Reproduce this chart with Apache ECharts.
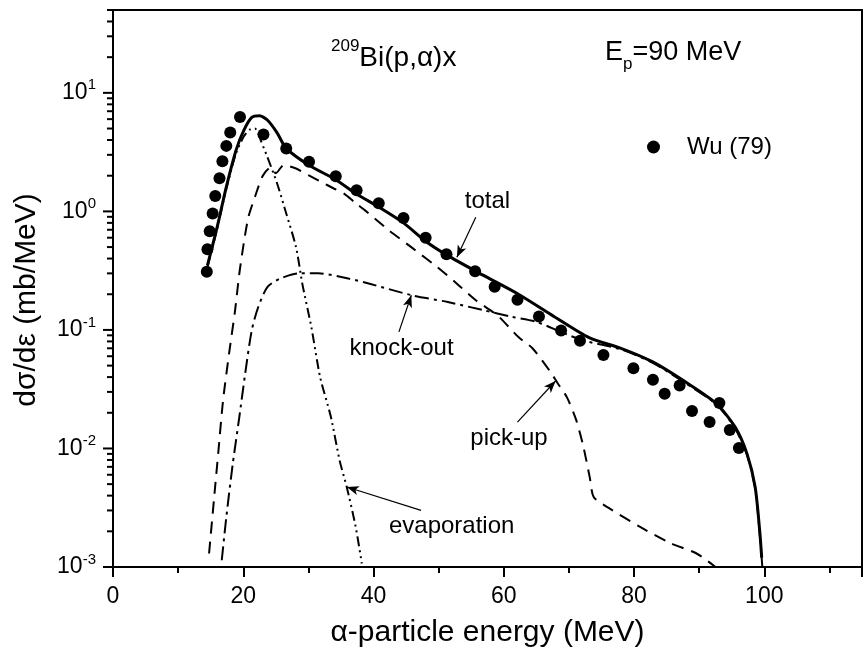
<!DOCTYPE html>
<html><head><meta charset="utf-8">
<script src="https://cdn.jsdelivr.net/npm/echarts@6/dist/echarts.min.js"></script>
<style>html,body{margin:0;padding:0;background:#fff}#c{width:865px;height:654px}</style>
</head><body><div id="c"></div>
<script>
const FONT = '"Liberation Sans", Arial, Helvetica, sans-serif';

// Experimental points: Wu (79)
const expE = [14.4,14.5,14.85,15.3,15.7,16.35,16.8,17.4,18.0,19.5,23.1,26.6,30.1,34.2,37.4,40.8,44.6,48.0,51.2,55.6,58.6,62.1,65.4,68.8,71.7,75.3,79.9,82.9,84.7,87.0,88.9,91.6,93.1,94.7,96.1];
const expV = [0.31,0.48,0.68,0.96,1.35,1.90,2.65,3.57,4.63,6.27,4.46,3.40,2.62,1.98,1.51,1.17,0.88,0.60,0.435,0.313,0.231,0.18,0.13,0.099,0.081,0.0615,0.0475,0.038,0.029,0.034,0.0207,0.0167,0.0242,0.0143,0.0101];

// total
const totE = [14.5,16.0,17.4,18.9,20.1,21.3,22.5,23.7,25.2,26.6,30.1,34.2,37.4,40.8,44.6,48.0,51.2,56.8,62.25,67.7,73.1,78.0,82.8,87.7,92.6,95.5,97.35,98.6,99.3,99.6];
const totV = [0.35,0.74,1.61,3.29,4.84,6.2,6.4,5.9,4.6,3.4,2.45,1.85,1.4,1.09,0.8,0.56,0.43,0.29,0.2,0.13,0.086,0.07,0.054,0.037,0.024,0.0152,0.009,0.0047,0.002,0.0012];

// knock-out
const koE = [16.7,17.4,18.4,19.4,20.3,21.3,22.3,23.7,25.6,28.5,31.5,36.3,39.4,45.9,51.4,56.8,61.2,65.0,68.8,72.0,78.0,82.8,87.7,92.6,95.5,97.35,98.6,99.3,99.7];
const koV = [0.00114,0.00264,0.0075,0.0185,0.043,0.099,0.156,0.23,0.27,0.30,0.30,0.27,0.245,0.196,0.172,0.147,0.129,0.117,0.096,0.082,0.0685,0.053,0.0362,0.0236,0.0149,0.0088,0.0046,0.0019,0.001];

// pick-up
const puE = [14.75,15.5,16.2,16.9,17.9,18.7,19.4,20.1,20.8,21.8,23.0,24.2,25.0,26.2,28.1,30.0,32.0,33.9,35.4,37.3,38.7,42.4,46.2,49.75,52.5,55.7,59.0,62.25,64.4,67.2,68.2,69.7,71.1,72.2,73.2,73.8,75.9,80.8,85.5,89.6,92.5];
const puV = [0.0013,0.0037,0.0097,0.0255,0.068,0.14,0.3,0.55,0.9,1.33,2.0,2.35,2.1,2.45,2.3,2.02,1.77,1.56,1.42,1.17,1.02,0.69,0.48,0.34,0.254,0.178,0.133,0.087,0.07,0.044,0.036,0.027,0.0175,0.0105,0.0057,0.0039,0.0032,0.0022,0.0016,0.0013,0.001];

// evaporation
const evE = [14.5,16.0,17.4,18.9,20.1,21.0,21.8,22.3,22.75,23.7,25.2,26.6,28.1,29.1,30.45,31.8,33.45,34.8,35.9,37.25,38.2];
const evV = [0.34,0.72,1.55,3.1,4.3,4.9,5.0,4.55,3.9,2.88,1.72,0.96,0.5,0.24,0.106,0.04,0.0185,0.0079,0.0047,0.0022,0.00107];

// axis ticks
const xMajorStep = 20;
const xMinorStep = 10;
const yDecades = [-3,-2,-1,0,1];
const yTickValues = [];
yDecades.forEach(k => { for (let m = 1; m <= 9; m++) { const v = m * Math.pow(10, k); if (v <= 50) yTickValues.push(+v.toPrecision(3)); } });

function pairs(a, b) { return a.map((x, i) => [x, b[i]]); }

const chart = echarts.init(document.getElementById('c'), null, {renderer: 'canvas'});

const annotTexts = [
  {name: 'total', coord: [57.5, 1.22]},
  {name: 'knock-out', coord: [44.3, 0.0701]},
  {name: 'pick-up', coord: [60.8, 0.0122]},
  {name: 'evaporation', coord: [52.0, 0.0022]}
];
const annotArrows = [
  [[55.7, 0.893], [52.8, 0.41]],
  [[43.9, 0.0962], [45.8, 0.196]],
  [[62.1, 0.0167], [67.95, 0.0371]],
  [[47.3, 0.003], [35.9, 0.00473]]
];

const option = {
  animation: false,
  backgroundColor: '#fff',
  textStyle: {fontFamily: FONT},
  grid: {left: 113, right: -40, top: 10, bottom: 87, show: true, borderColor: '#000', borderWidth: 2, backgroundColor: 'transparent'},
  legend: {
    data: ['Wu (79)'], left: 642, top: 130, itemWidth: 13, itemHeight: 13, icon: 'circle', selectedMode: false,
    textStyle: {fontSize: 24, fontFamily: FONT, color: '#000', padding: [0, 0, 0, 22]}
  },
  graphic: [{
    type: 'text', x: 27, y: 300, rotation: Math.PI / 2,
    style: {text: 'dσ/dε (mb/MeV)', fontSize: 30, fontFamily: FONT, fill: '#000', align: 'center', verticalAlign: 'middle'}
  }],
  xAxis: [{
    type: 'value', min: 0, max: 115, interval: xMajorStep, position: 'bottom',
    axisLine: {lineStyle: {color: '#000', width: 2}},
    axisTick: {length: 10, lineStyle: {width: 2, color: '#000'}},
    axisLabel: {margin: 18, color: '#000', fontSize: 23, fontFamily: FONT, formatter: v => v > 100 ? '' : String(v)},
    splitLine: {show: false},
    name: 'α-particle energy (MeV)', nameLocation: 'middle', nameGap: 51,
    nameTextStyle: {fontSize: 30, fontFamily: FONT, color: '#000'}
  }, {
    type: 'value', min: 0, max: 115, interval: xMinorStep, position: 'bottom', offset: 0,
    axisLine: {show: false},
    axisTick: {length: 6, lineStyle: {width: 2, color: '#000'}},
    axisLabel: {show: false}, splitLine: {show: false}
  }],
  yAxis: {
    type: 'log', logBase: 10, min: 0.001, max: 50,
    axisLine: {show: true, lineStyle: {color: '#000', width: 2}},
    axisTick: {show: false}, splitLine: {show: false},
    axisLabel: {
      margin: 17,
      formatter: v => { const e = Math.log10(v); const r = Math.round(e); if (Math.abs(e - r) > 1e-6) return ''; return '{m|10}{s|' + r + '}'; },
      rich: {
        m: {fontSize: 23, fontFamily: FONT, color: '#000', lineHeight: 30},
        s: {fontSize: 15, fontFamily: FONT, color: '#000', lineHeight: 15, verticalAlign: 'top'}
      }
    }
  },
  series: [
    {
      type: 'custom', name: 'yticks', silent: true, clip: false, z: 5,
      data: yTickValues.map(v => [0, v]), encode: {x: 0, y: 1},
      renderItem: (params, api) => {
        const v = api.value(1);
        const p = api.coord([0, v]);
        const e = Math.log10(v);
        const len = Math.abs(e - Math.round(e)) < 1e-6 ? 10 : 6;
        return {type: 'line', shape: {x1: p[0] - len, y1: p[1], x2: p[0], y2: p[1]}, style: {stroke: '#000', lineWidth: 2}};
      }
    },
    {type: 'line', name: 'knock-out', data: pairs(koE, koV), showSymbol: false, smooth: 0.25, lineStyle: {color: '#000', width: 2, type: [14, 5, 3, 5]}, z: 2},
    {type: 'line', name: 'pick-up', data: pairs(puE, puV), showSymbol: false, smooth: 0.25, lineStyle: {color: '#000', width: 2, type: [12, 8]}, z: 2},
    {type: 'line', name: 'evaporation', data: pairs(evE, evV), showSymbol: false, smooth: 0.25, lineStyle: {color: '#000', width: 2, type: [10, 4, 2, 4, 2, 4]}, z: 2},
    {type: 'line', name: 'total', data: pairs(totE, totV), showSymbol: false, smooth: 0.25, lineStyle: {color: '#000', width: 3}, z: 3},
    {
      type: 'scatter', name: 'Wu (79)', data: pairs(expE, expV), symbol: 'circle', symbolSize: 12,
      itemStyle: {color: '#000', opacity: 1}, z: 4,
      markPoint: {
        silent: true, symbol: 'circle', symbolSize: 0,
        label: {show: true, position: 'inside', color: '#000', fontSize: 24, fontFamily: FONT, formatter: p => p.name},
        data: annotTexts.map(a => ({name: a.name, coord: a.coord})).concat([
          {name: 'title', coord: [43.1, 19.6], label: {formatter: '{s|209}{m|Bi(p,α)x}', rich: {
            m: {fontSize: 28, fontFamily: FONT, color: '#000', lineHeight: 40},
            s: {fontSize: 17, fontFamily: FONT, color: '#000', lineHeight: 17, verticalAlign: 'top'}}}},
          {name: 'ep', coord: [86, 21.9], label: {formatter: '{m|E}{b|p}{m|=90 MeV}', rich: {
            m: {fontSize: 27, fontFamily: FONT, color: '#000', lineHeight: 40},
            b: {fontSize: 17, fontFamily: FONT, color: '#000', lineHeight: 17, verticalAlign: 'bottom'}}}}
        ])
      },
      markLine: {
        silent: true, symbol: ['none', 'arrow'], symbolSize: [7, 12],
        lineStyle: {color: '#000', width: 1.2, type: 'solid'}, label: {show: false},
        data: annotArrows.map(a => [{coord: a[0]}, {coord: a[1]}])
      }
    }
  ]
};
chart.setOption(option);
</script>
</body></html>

++++++

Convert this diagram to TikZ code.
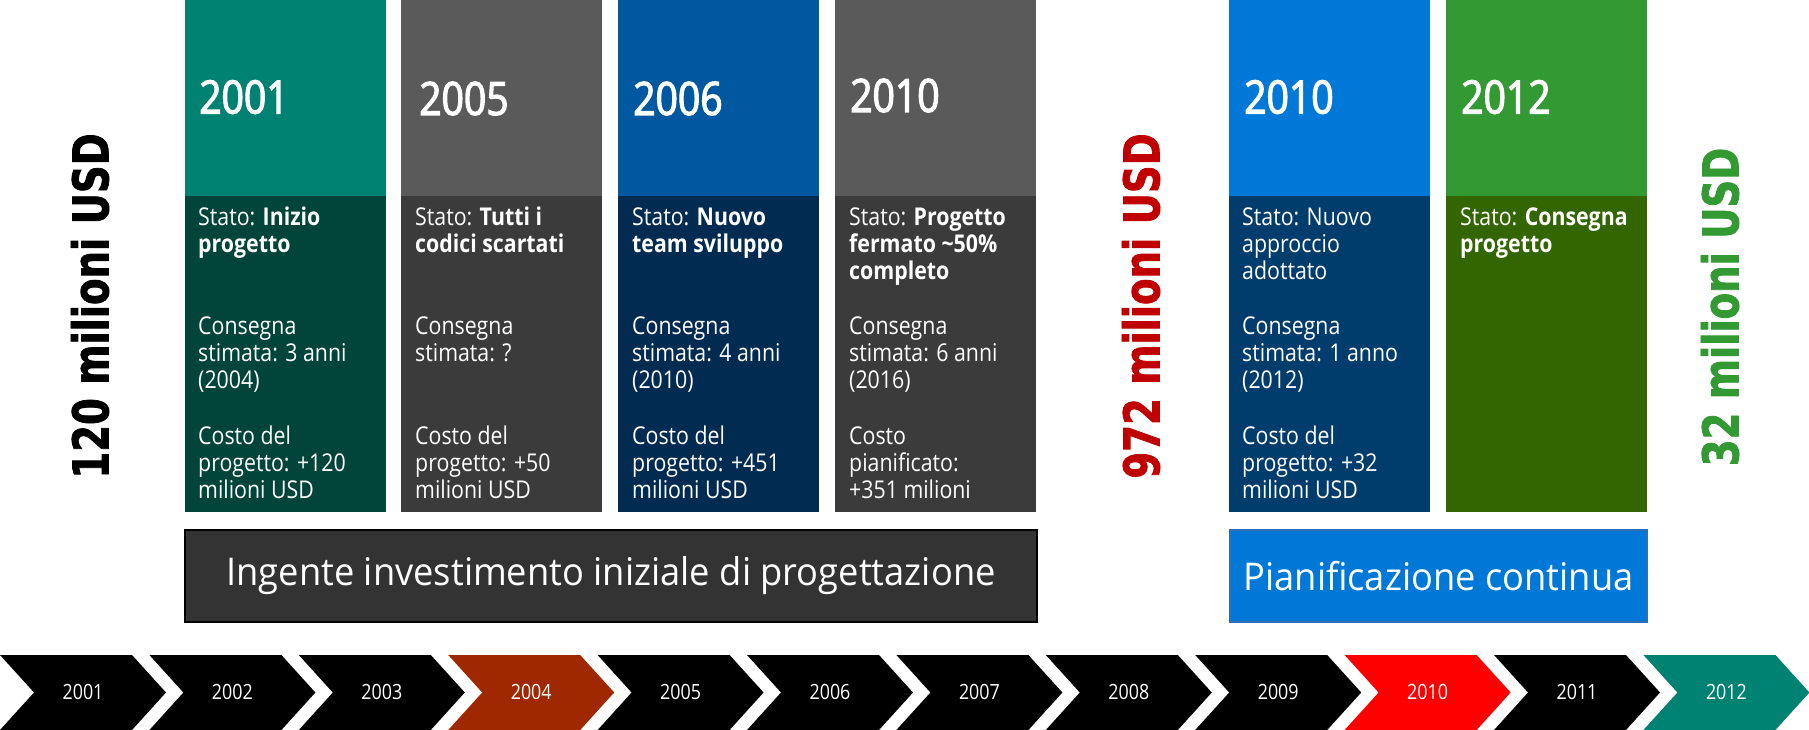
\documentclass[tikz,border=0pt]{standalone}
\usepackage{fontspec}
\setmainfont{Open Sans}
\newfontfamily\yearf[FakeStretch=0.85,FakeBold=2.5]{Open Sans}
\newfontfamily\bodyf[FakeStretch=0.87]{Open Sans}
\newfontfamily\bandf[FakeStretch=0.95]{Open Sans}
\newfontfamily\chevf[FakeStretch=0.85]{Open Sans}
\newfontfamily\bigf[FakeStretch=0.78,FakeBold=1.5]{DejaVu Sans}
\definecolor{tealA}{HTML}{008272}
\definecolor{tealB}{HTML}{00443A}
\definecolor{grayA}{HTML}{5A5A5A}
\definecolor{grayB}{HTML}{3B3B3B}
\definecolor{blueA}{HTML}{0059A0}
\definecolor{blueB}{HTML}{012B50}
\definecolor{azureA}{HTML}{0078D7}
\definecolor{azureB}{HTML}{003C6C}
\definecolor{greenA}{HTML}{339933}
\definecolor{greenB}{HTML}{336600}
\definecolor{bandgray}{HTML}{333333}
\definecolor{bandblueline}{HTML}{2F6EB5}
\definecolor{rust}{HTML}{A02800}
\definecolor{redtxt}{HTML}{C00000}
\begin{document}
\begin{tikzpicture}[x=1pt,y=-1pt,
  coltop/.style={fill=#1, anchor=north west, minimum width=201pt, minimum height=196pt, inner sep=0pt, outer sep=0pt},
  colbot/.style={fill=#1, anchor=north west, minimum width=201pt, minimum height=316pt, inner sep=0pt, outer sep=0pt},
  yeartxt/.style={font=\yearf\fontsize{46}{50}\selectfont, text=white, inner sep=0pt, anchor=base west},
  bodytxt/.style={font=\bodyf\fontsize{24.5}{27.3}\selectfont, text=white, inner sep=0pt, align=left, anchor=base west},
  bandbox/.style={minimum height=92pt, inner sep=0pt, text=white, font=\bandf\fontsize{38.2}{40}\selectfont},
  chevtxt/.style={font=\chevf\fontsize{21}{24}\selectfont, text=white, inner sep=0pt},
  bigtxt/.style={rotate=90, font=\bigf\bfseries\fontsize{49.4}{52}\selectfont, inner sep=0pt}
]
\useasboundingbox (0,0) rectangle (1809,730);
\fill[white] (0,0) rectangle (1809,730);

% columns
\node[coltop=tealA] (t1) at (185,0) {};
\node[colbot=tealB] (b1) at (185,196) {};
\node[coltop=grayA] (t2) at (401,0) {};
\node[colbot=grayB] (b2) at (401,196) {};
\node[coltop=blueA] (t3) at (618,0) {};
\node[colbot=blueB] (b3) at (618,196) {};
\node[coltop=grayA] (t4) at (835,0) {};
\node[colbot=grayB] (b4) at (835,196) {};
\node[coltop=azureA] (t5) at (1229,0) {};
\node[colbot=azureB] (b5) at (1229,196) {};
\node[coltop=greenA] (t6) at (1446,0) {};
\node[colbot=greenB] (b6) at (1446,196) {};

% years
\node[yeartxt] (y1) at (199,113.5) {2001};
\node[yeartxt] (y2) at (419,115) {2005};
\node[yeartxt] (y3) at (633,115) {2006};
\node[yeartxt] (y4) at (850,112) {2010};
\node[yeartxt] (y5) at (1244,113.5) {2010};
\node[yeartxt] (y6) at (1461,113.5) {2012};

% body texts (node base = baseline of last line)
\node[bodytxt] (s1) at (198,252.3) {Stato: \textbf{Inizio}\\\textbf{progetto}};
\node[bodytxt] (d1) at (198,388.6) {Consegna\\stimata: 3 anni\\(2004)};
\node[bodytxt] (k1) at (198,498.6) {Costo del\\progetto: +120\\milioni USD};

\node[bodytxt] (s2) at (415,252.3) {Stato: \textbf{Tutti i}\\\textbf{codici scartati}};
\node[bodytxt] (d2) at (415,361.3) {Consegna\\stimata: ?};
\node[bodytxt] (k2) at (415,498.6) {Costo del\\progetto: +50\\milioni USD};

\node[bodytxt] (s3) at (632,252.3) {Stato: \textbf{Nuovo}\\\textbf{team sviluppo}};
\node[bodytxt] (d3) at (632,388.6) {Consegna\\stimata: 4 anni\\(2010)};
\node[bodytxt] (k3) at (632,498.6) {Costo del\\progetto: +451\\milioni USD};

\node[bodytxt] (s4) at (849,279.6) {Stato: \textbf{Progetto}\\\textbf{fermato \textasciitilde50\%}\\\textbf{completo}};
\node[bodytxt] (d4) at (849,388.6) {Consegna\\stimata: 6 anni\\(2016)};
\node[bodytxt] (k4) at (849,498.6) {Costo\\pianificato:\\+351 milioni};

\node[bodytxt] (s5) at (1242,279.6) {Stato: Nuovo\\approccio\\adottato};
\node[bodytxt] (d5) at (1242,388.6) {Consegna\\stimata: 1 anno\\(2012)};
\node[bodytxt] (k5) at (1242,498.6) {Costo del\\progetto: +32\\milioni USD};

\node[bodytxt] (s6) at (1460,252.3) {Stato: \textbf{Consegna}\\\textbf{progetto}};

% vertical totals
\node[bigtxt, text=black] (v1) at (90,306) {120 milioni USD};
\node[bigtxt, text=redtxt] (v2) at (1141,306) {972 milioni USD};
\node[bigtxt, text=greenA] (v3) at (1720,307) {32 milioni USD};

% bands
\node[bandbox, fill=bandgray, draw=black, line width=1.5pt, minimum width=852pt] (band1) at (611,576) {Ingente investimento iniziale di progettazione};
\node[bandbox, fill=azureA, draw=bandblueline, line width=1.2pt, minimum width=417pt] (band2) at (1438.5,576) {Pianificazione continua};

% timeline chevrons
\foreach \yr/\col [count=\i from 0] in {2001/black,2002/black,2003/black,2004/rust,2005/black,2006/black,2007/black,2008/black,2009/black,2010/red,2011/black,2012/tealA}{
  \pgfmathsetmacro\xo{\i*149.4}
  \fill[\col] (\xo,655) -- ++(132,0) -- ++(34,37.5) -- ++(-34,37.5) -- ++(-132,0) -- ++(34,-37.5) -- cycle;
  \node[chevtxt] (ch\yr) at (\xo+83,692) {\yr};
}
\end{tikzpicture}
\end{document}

++++++

> Stated task:
Copy in full each line that holds the word "this".

> The result:
Reproduce this chart with Apache ECharts.
Convert this diagram to TikZ code.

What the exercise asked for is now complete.